Offshore does not remove the need for management, it raises the bar on clarity. What good looks like on your side:
- Write specs that include the why, not just the what
- Share product and user context, not only tickets
- Define what done means before work starts
- Protect your overlap window for questions that need a real answer
- Give feedback early, while it is still cheap to act on
Frequently asked questions
Is offshore development just a way to pay less, or can it actually be good?
Cost is why many teams look offshore, but on its own it is a weak reason to build a team. Quality ranges from excellent to poor everywhere, so what matters is how you filter and support people. Grape5 pre-vets each India-based engineer on live coding, system design, and communication, then dedicates and backs the hire, so you are judging demonstrated skill, not a rate.
How much time zone overlap do I actually need?

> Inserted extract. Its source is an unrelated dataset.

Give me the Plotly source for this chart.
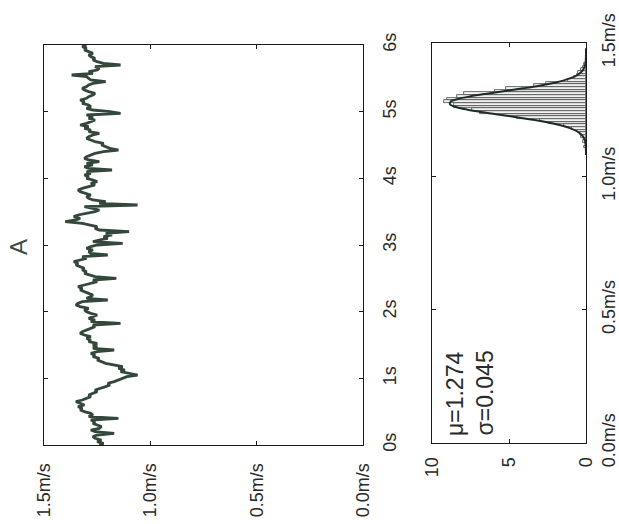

Focus on the overlap window, not total hours. A few dependable hours a day is usually enough for standups, live code review, and working through hard problems together, while well-scoped tasks continue asynchronously. Grape5 engineers keep at least four hours of daily overlap with US working hours, so the interactive work happens inside your day.
How do I avoid the bait-and-switch where a senior sells and a junior codes?
Insist on interviewing the exact person who will do the work, and confirm they stay dedicated to your product rather than rotate off after onboarding. With Grape5 you interview the finalist yourself, the engineer is dedicated to your engagement, and if the fit is wrong you get a free replacement, so the person you approved is the person you get.
What is the biggest predictor of whether offshore hiring works?
Continuity on their side and clarity on yours. An engineer vetted for real skill, dedicated to one product, and given a reason to stay, matched with clear specs and a protected overlap window, is most of the battle. Grape5, a Rorko Group company operating since 2011, is built for the first half: pre-vetted, dedicated, managed, and backed engineers, with a typical start in two to three weeks.